5. Take Structured Courses
For guided learning, consider courses like:
Grokking System Design Fundamentals: Perfect for beginners new to system architecture concepts.
Grokking the System Design Interview: Great if you’re preparing for frontend or full-stack system design interviews.
Grokking the Advanced System Design Interview: Ideal if you’re targeting senior roles or want deeper architectural skills.
These help you go beyond tutorials and think like an architect.
6. Collaborate and Get Feedback
Join design reviews at work or mock interview groups.
Talking through your approach exposes blind spots and builds clarity. Even pairing with peers on architectural decisions during feature development is great hands-on practice.
Every step you take to think beyond “just coding the feature” and towards “designing the system” will level up your skills.
Over time, you’ll start to naturally approach front-end tasks with an architectural mindset, which is exactly what makes a great engineer.

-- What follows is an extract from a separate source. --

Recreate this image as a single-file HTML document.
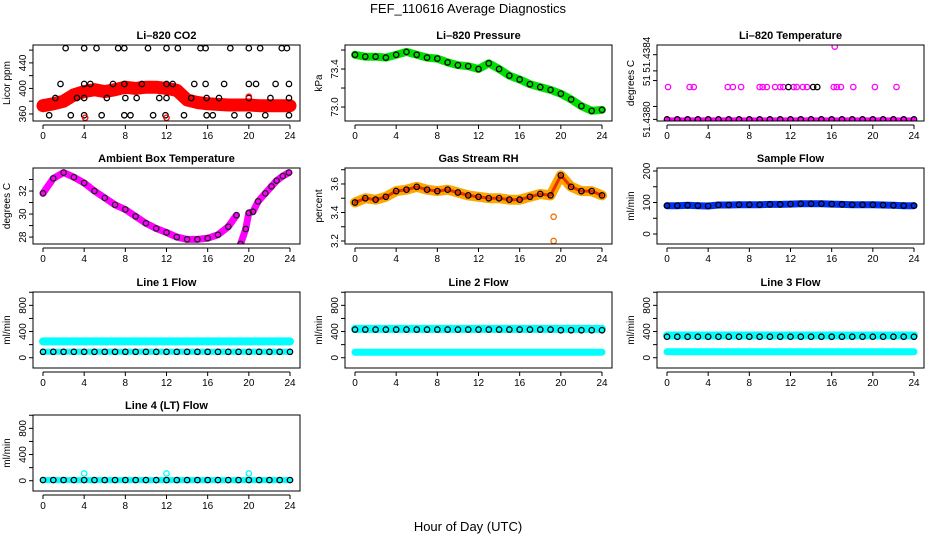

Conclusion: A Balanced Skillset for Modern Frontend Roles
So, do you need to know system design for frontend roles?
In today’s landscape, yes.
You don’t need to be a backend guru, but you do need an architectural mindset for building frontends that are scalable, performant, and resilient.
Front-end engineers are responsible for much more than just making things look pretty on a page.
You’re managing how data moves through the app, how the app structure can support new features, and how to keep the user experience smooth under real-world conditions.
By learning system design fundamentals and applying them to your UI work, you’ll collaborate better with full-stack teams, impress interviewers with your breadth of understanding, and ultimately build web applications that stand the test of time.
In short, system design knowledge is a power-up for frontend developers – one that will help you write better code and advance in your career.
Go ahead and embrace some system design learning.
With a balanced skillset in both front-end development and system-level thinking, you’ll be well prepared for whatever challenges modern web development throws at you!